Скорее идеализация души и всего того светлого, что при неподобающе равнодушном взгляде не видно. Автор устами героя восклицает: "счастье выпало на мою долю, когда я понял, какими бесценными людьми оказался окружен". Тем не менее, автобиографического героя постоянно тянет в Москву, на родину его детства, и эта пульсирующая тяга — то в столицу, то на Енисей — и становится сюжетом самых пронзительных произведений писателя. Той же "Тойоты-кресты", которая повествует о том, что Мария и Евгений "креста" совместной жизни никогда не составят. На нем лежит заклятие "тойоты-кресты", языческой религии поклонения японской иномарке, перекрещивающей его жизненные пути-дороги, а также Енисею, вошедшему в его плоть и кровь, но главное — слову, от которого Тарковский, пожалуй, и сам не ожидал такого могущества, такой силы, которая не столько изображает-фотографирует, сколько преображает-творит. И писатель вновь восклицает: "Каким краем непаханого слова переломилась вдруг окружающая жизнь…".

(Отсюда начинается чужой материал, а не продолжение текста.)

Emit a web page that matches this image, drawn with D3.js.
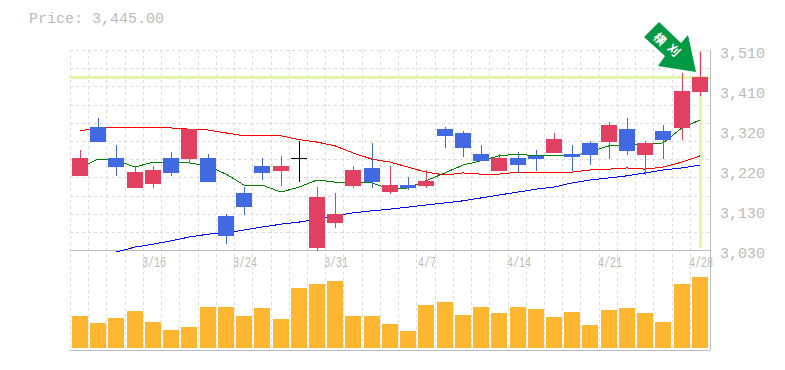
<!DOCTYPE html>
<html><head><meta charset="utf-8">
<style>html,body{margin:0;padding:0;background:#fff}svg{display:block}
text{font-family:"Liberation Mono",monospace;fill:#bbb}</style>
<script src="https://cdn.jsdelivr.net/npm/d3@7"></script></head><body>
<svg id="c" width="785" height="370"></svg>
<script>
const priceLabel = "Price: 3,445.00";
const currentPrice = 3445;
const open  = [3208,3325,3251,3179,3188,3251,3248,3251,3112,3167,3232,3220,3251,3035,3095,3184,3227,3169,3186,3184,3320,3311,3260,3220,3251,3256,3263,3260,3287,3289,3320,3258,3316,3323,3409];
const close = [3251,3289,3229,3217,3222,3215,3320,3193,3064,3133,3215,3232,3251,3157,3116,3222,3193,3186,3179,3196,3304,3275,3244,3251,3234,3248,3296,3253,3258,3330,3268,3287,3294,3412,3445];
const high  = [3270,3347,3282,3229,3232,3265,3320,3260,3116,3181,3251,3256,3292,3181,3167,3232,3287,3232,3205,3222,3325,3316,3282,3260,3265,3270,3311,3282,3292,3337,3347,3292,3330,3455,3505];
const low   = [3208,3289,3208,3179,3179,3208,3239,3193,3044,3114,3198,3184,3193,3028,3083,3179,3179,3164,3174,3179,3275,3253,3244,3220,3215,3220,3263,3220,3234,3248,3258,3210,3248,3294,3400];
const maShort = [3227,3248,3246,3229,3241,3239,3239,3232,3212,3186,3186,3169,3181,3198,3193,3193,3191,3176,3179,3196,3215,3234,3244,3256,3260,3256,3256,3256,3265,3280,3282,3284,3287,3323,3342];
const maMid   = [3316,3323,3325,3325,3325,3323,3320,3318,3311,3304,3304,3304,3295,3289,3280,3263,3248,3241,3229,3217,3210,3215,3212,3212,3217,3217,3217,3217,3222,3224,3227,3224,3229,3241,3256];
const maLong  = [null,null,3025,3037,3044,3052,3061,3068,3071,3078,3085,3092,3097,3104,3112,3119,3124,3128,3133,3138,3143,3148,3155,3162,3169,3176,3181,3191,3198,3203,3208,3215,3222,3227,3234];
const volume  = [32,25,30,37,26,18,21,41,41,32,40,29,60,64,67,32,32,24,17,43,46,33,41,35,41,39,31,36,23,38,40,35,26,64,71];
const priceTicks = [3510,3410,3320,3220,3130,3030];
const tickValues = [3510,3414,3318,3222,3126,3030];
const dateLabels = ["3/16","3/24","3/31","4/7","4/14","4/21","4/28"];
const dateIdx = [4,9,14,19,24,29,34];
const noteText = ["横","刈"];

const svg = d3.select("#c");
const idx = d3.range(open.length);
const x = d3.scaleBand().domain(idx).range([71,709.05]);
const y = d3.scaleLinear().domain([3510,3030]).range([50,250]);
const v = d3.scaleLinear().domain([0,100]).range([348,248]);
const bx = i => Math.round(x(i))+1;

// grid
const g = svg.append("g").attr("shape-rendering","crispEdges").attr("stroke","#ddd").attr("stroke-dasharray","3,3");
d3.range(0,35).forEach(k=>{
  const gx = Math.round(71+k*x.step())-.5;
  g.append("line").attr("x1",gx).attr("x2",gx).attr("y1",50).attr("y2",350);
});
d3.range(0,11).forEach(k=>{
  const gy = Math.round(50+k*18.2)+.5;
  g.append("line").attr("x1",70).attr("x2",710).attr("y1",gy).attr("y2",gy);
});
// axes frame
const f = svg.append("g").attr("shape-rendering","crispEdges").attr("stroke","#bbb");
[[70,250.5,710,250.5],[70,350.5,710,350.5],[710.5,50,710.5,350]].forEach(a=>
  f.append("line").attr("x1",a[0]).attr("y1",a[1]).attr("x2",a[2]).attr("y2",a[3]));

// highlight
const hl = "#e4f4a8";
svg.append("rect").attr("x",70).attr("width",640).attr("y",Math.round(y(currentPrice))-1).attr("height",3).attr("fill",hl);
svg.append("rect").attr("x",bx(34)+7).attr("width",3).attr("y",50).attr("height",198).attr("fill",hl);

// volume
svg.append("g").selectAll("rect").data(volume).join("rect")
  .attr("x",(d,i)=>bx(i)).attr("width",16).attr("y",d=>v(d)).attr("height",d=>348-v(d)).attr("fill","#ffb732");

// moving averages
const ln = d3.line().defined(d=>d!==null).x((d,i)=>bx(i)+8).y(d=>y(d));
[[maLong,"#0000ff"],[maMid,"#ff0000"],[maShort,"#008000"]].forEach(s=>
  svg.append("path").attr("d",ln(s[0])).attr("fill","none").attr("stroke",s[1]).attr("stroke-width",1).attr("shape-rendering","crispEdges"));

// candles
const col = i => close[i]===open[i] ? "#000" : close[i]>open[i] ? "#e24060" : "#4169e1";
const c = svg.append("g").attr("shape-rendering","crispEdges");
idx.forEach(i=>{
  c.append("rect").attr("x",bx(i)+8).attr("width",1).attr("y",y(high[i])).attr("height",y(low[i])-y(high[i])).attr("fill",col(i));
  const t=Math.min(y(open[i]),y(close[i])), h=Math.max(1,Math.abs(y(open[i])-y(close[i])));
  c.append("rect").attr("x",bx(i)).attr("width",16).attr("y",t).attr("height",h).attr("fill",col(i));
});

// labels
svg.append("text").attr("x",29).attr("y",23).attr("font-size",15).text(priceLabel);
priceTicks.forEach((p,i)=>svg.append("text").attr("x",720).attr("y",y(tickValues[i])+8).attr("font-size",15).text(d3.format(",")(p)));
dateLabels.forEach((d,i)=>svg.append("text").attr("transform",`translate(${bx(dateIdx[i])+9},267) scale(.72,1)`).attr("text-anchor","middle").attr("font-size",14).text(d));

// arrow
const ag = svg.append("g");
ag.append("path").attr("d","M659 22L644 37L665 56L658 66L696 72L688 35L681 43Z").attr("fill","#009944");
noteText.forEach((t,i)=>ag.append("text").attr("transform",`translate(${660+i*14},${39+i*11}) rotate(45)`).attr("text-anchor","middle").attr("dy",".38em")
  .attr("font-size",12).attr("font-weight","bold").style("font-family","'Noto Sans CJK JP'").style("fill","#fff").text(t));
</script></body></html>
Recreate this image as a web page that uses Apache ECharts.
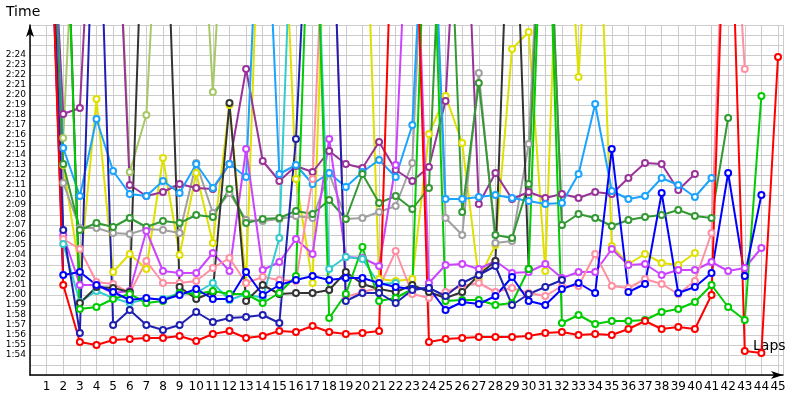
<!DOCTYPE html>
<html>
<head>
<meta charset="utf-8">
<script src="https://cdn.jsdelivr.net/npm/echarts@6/dist/echarts.min.js"></script>
<style>html,body{margin:0;background:#fff}#main{width:800px;height:400px}</style>
</head>
<body>
<div id="main"></div>
<script>
// lap times in seconds; X = off the top of the chart (pit / slow lap)
var X = 170;
var laps = [];
for (var i = 1; i <= 45; i++) laps.push(i);

var red = [X,121.0,115.3,115.0,115.5,115.6,115.7,115.7,115.9,115.4,116.1,116.4,115.7,115.9,116.4,116.3,116.9,116.3,116.1,116.2,116.4,X,X,115.3,115.6,115.7,115.8,115.8,115.8,115.9,116.2,116.3,116.0,116.1,116.0,116.6,117.4,116.6,116.8,116.6,120.0,X,114.4,114.2,143.8];
var navy = [X,126.5,116.2,X,117.0,118.5,117.0,116.5,117.0,118.3,117.3,117.7,117.8,118.0,117.2,135.6,X,X,119.4,120.2,120.2,119.2,120.5,120.7,119.9,121.2,122.0,122.9,119.0,120.1,120.8,121.5];
var blue = [X,122.0,122.3,121.0,120.3,119.5,119.7,119.5,120.0,120.6,119.6,119.6,122.3,120.0,121.0,121.5,121.9,121.5,121.7,121.7,121.2,120.8,120.6,120.7,118.5,119.3,119.1,119.9,121.8,119.4,119.0,120.6,121.2,120.2,134.6,120.3,121.1,130.2,120.2,120.8,122.2,132.2,121.9,130.0];
var green = [X,X,118.6,118.8,119.6,120.1,119.2,119.4,120.2,120.1,120.4,120.1,120.1,119.2,120.2,121.9,X,117.7,120.1,124.8,119.4,119.7,120.6,X,119.4,119.5,119.5,119.0,119.2,122.6,X,117.2,118.0,117.1,117.4,117.4,117.5,118.3,118.6,119.3,121.0,118.8,117.5,139.9];
var darkGreen = [X,133.1,126.5,127.2,126.8,127.7,126.8,127.4,127.2,128.0,127.8,130.6,127.2,127.6,127.7,128.4,128.1,129.5,127.6,132.1,129.2,129.9,128.6,130.7,X,128.3,141.2,126.0,125.7,131.1,X,127.0,128.1,127.7,126.9,127.5,127.8,128.0,128.5,127.9,127.7,137.7];
var skyBlue = [X,134.7,129.9,137.6,132.4,130.1,129.9,131.4,130.2,133.1,130.7,133.1,131.8,X,132.1,133.0,131.1,132.2,130.8,132.3,133.5,131.8,137.0,X,129.6,129.6,129.8,130.0,129.7,129.4,129.1,129.2,132.1,139.1,130.4,129.6,129.9,131.7,131.0,129.8,131.7];
var purple = [X,138.1,138.7,X,X,131.0,129.9,130.3,131.1,130.7,130.6,133.1,142.6,133.4,131.4,132.9,132.3,134.4,133.1,132.7,135.3,132.5,131.4,132.8,139.4,X,129.1,132.2,129.6,130.3,129.7,130.1,129.7,130.3,130.1,131.7,133.2,133.1,130.5,132.1];
var gray = [X,131.2,126.7,126.7,126.2,126.1,126.6,126.5,126.2,133.2,128.2,130.2,127.5,127.4,127.6,127.9,127.7,132.2,127.6,127.7,128.3,128.9,133.2,X,127.7,126.0,142.2,125.2,125.4,135.1,X,127.0];
var black = [X,X,119.2,120.8,120.7,120.3,X,X,120.8,119.6,120.3,139.2,119.4,121.0,120.1,120.2,120.2,120.5,122.3,121.1,120.6,120.3,121.0,120.3,119.7,120.3,122.0,123.4,X,122.6];
var yellow = [X,133.0,122.3,139.6,122.3,124.1,122.6,133.7,124.0,132.2,125.2,139.0,121.2,X,X,131.6,121.2,X,X,X,121.6,121.4,121.6,136.1,139.9,135.2,121.6,125.0,144.6,146.3,122.4,X,141.8,X,124.9,123.1,124.1,123.2,123.0,124.2];
var violet = [X,126.0,121.0,121.0,120.2,120.4,126.4,122.4,122.2,122.2,124.2,122.4,134.6,122.5,123.3,125.6,124.1,135.6,123.8,123.7,122.9,133.0,X,121.2,123.0,123.1,122.6,123.4,122.2,122.3,123.1,121.7,122.3,122.3,124.6,123.0,123.1,122.0,122.5,122.5,123.3,122.4,122.7,124.7];
var pink = [X,125.6,124.6,121.3,121.1,120.2,123.4,121.2,121.2,121.4,122.7,123.7,121.2,121.8,121.5,121.4,131.6,X,119.8,120.3,120.7,124.4,120.1,119.7,120.3,120.9,121.2,120.3,120.7,120.2,119.9,120.9,120.9,124.1,120.9,120.7,121.6,121.1,120.1,121.4,126.2,X,142.6];
var cyan = [X,125.1,119.3,120.4,119.7,119.2,119.6,119.6,120.2,120.2,121.2,119.5,120.1,119.7,125.7,X,X,122.6,123.8,123.6,121.1,121.2];
var lightGreen = [X,135.7,X,X,X,132.3,138.0,X,X,X,140.3,X];

var seriesList = [
  ['lightGreen', lightGreen, '#a8c868'],
  ['yellow', yellow, '#e0e000'],
  ['gray', gray, '#a0a0a0'],
  ['purple', purple, '#993399'],
  ['skyBlue', skyBlue, '#1aa3ff'],
  ['darkGreen', darkGreen, '#339933'],
  ['violet', violet, '#cc44ff'],
  ['pink', pink, '#ff8fa3'],
  ['cyan', cyan, '#33cccc'],
  ['black', black, '#333333'],
  ['green', green, '#00cc00'],
  ['blue', blue, '#0000ff'],
  ['navy', navy, '#2020b0'],
  ['red', red, '#ff0000']
];

function fmt(v) {
  var m = Math.floor(v / 60), s = Math.round(v - m * 60);
  return m + ':' + (s < 10 ? '0' : '') + s;
}

var chart = echarts.init(document.getElementById('main'));
chart.setOption({
  animation: false,
  grid: {left: 30, right: 17, top: 25, bottom: 25},
  xAxis: {
    type: 'value', min: 0, max: 45.3, interval: 1,
    name: 'Laps', nameLocation: 'end', nameGap: -30,
    nameTextStyle: {fontSize: 14, color: '#000', verticalAlign: 'bottom', padding: [0, 0, 22, 0], fontFamily: 'DejaVu Sans'},
    axisLine: {lineStyle: {color: '#000', width: 1.5}, symbol: ['none', 'arrow'], symbolSize: [6, 12]},
    axisTick: {show: false},
    axisLabel: {color: '#000', fontSize: 12, fontFamily: 'DejaVu Sans', margin: 6,
      formatter: function (v) { return v >= 1 && v <= 45 ? v : ''; }},
    splitLine: {lineStyle: {color: '#cccccc'}}
  },
  yAxis: {
    type: 'value', min: 112, max: 147, interval: 1,
    name: 'Time', nameLocation: 'end', nameGap: 6,
    nameTextStyle: {fontSize: 14, color: '#000', align: 'left', padding: [0, 0, 0, -24], fontFamily: 'DejaVu Sans'},
    axisLine: {show: true, lineStyle: {color: '#000', width: 1.5}, symbol: ['none', 'arrow'], symbolSize: [6, 12]},
    axisTick: {show: false},
    axisLabel: {color: '#000', fontSize: 9, fontFamily: 'DejaVu Sans', margin: 4,
      formatter: function (v) { return v >= 114 && v <= 144 ? fmt(v) : ''; }},
    splitLine: {lineStyle: {color: '#cccccc'}}
  },
  series: seriesList.map(function (s) {
    return {
      name: s[0], type: 'line', clip: true,
      data: s[1].map(function (v, i) { return [laps[i], v]; }),
      symbol: 'emptyCircle', symbolSize: 6,
      lineStyle: {width: 2, color: s[2]},
      itemStyle: {color: s[2], borderWidth: 1.2}
    };
  })
});
</script>
</body>
</html>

Как тут не впасть в гоголевскую патетику, если те, о ком довелось здесь рассказать, составляют гордость сибирской литературы сегодняшнего дня, не говоря уже о поэзии? Конечно, роман — это душа любой литературы, без него она мельчает, чахнет, распадаясь на фрагменты и фракции, атомы и молекулы микроскопических жанров. Нужных и важных для автора и самих себя и раз навсегда задавших себе планку: рассказ рассказывает, повесть повествует. Роман же обнимает необъятное, замахивается на невозможное, не боясь оказаться утопией, как у Ломова и Шипилова, или риторикой, как у Дворцова.
Тарковский, представляя "Тойоту-кресту" в трехтомнике, манкировал ее жанровым обозначением. На усмотрение читателя и критика: решайте сами. Но как решить, если роман с названием такой резвой машины, которая запросто мерит расстояния от Енисея до Москвы и до Дальнего Востока, раздвигает пределы, отсекает себе финал? Ибо этот финал выходит к Океану, у которого пределов тоже, в общем-то, нет. И стихотворение, призванное поставить во — все-таки! — романе точку, её, по большому счету не ставит: "Понимает язык Океана только тот, кто стоит на краю".